## Data

....

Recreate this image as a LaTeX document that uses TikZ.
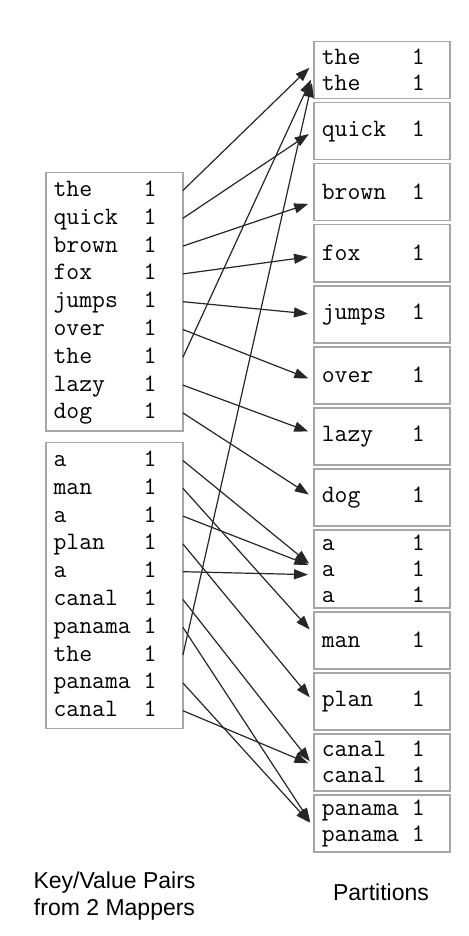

....

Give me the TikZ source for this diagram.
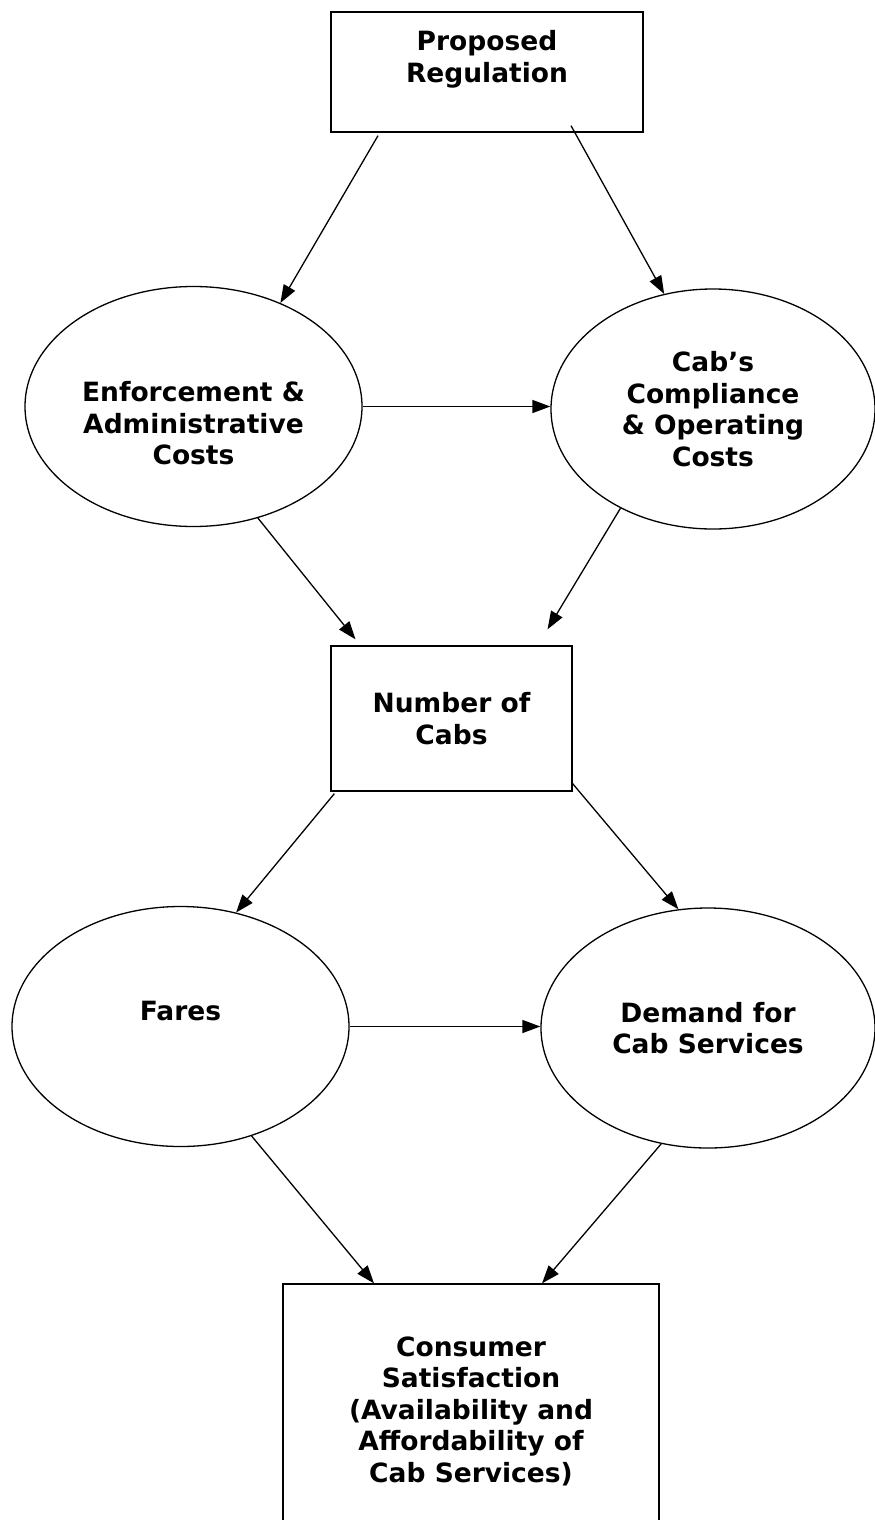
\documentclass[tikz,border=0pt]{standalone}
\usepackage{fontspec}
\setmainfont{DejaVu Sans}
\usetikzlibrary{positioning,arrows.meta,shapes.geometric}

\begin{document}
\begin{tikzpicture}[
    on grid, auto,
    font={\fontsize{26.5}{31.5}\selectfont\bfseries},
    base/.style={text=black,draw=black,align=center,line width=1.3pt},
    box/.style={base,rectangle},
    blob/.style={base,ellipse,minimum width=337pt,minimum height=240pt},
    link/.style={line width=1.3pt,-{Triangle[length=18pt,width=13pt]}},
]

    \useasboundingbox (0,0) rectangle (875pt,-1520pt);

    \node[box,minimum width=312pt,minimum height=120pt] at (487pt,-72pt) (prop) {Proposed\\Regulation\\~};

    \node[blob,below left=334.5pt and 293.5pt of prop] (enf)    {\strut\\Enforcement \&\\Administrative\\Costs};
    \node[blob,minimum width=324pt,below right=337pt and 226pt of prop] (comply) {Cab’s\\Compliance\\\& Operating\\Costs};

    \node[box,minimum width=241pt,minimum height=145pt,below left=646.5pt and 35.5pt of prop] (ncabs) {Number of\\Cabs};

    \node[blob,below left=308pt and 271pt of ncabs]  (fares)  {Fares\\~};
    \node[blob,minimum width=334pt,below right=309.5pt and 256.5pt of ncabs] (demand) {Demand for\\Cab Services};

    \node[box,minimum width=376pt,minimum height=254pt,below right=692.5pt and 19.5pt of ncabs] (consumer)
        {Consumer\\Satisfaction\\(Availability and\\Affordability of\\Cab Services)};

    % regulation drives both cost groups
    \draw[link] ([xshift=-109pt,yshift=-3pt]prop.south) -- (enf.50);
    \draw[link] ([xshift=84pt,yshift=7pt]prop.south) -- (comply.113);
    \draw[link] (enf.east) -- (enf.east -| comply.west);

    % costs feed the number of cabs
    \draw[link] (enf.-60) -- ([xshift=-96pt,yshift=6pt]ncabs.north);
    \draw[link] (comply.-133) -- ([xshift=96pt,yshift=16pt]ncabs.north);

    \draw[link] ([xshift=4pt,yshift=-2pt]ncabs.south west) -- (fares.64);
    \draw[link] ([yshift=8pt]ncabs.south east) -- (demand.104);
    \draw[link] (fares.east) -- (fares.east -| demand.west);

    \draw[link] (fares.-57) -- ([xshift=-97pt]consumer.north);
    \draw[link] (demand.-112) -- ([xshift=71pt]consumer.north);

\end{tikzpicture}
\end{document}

....

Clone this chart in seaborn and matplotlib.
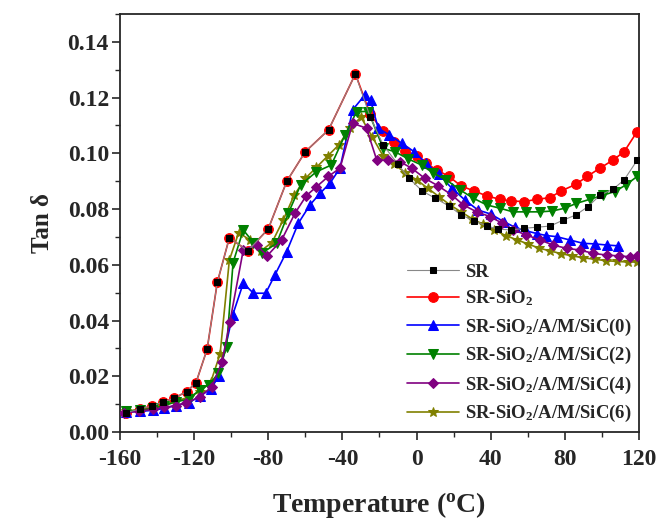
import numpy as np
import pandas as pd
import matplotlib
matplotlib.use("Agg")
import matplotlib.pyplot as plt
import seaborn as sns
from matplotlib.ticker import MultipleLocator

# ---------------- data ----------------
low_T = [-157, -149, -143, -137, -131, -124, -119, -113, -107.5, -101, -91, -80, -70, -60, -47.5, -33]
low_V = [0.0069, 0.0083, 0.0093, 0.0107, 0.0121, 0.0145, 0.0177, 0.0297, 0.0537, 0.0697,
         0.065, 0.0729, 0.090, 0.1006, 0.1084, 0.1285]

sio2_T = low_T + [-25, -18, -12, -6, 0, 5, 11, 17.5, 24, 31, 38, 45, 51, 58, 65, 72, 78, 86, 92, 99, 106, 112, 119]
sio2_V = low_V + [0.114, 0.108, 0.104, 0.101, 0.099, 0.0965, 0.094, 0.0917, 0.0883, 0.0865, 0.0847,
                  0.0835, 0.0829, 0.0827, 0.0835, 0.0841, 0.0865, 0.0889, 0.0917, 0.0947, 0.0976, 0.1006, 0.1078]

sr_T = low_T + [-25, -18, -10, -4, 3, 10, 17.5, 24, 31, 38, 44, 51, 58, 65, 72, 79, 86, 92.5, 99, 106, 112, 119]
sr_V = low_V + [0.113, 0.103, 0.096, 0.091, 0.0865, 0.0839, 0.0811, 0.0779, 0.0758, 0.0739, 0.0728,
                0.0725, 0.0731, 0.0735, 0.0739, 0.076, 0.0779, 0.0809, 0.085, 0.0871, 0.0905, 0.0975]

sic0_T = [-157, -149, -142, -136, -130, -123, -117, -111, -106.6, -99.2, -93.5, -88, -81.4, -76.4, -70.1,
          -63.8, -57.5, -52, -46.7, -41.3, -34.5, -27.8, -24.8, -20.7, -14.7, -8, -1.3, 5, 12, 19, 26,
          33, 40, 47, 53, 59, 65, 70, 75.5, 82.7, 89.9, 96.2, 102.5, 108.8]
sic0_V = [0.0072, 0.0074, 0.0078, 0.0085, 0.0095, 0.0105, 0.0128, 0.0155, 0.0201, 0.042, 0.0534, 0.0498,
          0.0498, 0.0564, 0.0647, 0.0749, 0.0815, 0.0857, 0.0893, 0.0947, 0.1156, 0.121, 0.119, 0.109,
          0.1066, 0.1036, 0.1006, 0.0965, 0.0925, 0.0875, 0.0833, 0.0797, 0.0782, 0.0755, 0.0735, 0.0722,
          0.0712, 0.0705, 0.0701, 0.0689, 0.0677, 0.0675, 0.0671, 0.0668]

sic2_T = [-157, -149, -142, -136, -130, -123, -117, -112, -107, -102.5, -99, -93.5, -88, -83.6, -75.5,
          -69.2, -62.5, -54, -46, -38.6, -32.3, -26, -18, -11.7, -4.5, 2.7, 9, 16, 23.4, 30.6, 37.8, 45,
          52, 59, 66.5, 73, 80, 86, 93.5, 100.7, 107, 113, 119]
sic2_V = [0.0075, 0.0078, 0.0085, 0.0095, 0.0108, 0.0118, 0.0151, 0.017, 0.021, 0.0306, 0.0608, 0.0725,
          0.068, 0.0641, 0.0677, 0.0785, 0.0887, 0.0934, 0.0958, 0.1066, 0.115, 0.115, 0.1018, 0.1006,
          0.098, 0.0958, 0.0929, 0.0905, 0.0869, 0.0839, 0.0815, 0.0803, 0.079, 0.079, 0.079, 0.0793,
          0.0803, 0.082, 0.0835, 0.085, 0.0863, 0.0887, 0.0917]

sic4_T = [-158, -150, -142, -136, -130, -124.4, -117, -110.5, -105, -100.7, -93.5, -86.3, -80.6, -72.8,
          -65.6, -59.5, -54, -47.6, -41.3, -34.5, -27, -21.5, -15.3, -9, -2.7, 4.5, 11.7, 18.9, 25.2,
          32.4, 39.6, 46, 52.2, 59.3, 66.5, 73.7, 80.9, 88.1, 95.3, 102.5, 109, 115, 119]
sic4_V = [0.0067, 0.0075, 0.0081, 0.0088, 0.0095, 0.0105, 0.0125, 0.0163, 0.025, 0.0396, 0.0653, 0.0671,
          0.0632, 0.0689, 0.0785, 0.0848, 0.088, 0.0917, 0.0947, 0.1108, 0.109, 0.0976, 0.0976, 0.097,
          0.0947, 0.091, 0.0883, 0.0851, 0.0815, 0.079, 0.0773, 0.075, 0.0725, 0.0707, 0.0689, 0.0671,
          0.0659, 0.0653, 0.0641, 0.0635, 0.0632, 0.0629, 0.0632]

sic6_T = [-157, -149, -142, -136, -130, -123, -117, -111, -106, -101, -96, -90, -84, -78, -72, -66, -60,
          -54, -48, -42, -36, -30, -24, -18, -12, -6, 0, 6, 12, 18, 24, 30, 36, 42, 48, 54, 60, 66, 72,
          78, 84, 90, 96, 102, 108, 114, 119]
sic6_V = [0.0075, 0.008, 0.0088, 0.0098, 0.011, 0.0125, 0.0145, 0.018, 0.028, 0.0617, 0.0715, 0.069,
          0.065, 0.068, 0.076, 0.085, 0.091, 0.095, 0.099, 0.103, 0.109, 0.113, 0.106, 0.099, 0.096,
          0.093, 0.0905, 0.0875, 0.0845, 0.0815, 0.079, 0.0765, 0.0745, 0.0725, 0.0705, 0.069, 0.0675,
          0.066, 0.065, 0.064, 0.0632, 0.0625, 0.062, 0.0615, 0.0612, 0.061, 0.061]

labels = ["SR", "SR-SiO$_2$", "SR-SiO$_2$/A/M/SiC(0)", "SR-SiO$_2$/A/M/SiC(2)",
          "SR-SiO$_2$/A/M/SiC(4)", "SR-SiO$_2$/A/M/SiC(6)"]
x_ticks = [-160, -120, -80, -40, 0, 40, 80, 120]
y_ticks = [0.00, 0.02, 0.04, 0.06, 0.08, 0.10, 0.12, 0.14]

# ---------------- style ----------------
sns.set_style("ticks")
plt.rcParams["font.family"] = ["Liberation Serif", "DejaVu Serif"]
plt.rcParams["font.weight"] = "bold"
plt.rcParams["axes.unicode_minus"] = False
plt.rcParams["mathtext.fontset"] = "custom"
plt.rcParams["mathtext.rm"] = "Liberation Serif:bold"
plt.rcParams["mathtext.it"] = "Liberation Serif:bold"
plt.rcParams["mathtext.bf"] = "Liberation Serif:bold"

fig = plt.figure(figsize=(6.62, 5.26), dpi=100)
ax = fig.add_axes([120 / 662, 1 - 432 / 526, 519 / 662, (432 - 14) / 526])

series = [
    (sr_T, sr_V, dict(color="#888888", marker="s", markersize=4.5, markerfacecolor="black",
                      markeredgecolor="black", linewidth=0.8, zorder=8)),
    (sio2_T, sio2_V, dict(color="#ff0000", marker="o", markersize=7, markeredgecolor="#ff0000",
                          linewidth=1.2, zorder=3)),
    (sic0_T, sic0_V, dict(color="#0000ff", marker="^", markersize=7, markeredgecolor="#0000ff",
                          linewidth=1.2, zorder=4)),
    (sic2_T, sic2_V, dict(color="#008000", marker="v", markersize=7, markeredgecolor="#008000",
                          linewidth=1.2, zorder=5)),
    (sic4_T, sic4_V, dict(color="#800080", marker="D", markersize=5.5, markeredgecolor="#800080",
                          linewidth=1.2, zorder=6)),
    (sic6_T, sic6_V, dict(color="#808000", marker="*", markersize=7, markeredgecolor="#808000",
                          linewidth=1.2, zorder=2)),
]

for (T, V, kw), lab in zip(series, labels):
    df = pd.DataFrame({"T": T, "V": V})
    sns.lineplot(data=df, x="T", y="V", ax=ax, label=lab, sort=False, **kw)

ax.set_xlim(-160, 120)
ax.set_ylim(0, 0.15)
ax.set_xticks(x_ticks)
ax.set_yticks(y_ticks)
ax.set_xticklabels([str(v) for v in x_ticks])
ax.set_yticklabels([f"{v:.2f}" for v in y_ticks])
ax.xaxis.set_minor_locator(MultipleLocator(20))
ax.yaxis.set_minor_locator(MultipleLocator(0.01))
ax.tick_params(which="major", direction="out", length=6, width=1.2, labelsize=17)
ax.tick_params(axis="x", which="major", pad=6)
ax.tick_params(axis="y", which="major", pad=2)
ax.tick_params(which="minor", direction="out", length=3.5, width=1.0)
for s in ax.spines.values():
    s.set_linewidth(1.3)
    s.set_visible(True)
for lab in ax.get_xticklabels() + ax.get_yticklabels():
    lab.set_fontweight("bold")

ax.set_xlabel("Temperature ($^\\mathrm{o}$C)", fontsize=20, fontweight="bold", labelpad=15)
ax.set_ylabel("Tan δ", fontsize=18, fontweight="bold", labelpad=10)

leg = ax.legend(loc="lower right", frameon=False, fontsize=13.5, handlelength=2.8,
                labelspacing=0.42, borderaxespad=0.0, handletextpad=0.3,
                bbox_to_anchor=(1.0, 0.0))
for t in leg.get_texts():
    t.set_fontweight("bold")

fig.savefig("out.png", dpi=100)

....

## What is needed
Exactly and only the lines from the line with "Clone this chart in seaborn and matplotlib." to the line with "from matplotlib.ticker import MultipleLocator", both ends included, should be echoed. Do not carry over the pictures.

## Task result
Clone this chart in seaborn and matplotlib.
import numpy as np
import pandas as pd
import matplotlib
matplotlib.use("Agg")
import matplotlib.pyplot as plt
import seaborn as sns
from matplotlib.ticker import MultipleLocator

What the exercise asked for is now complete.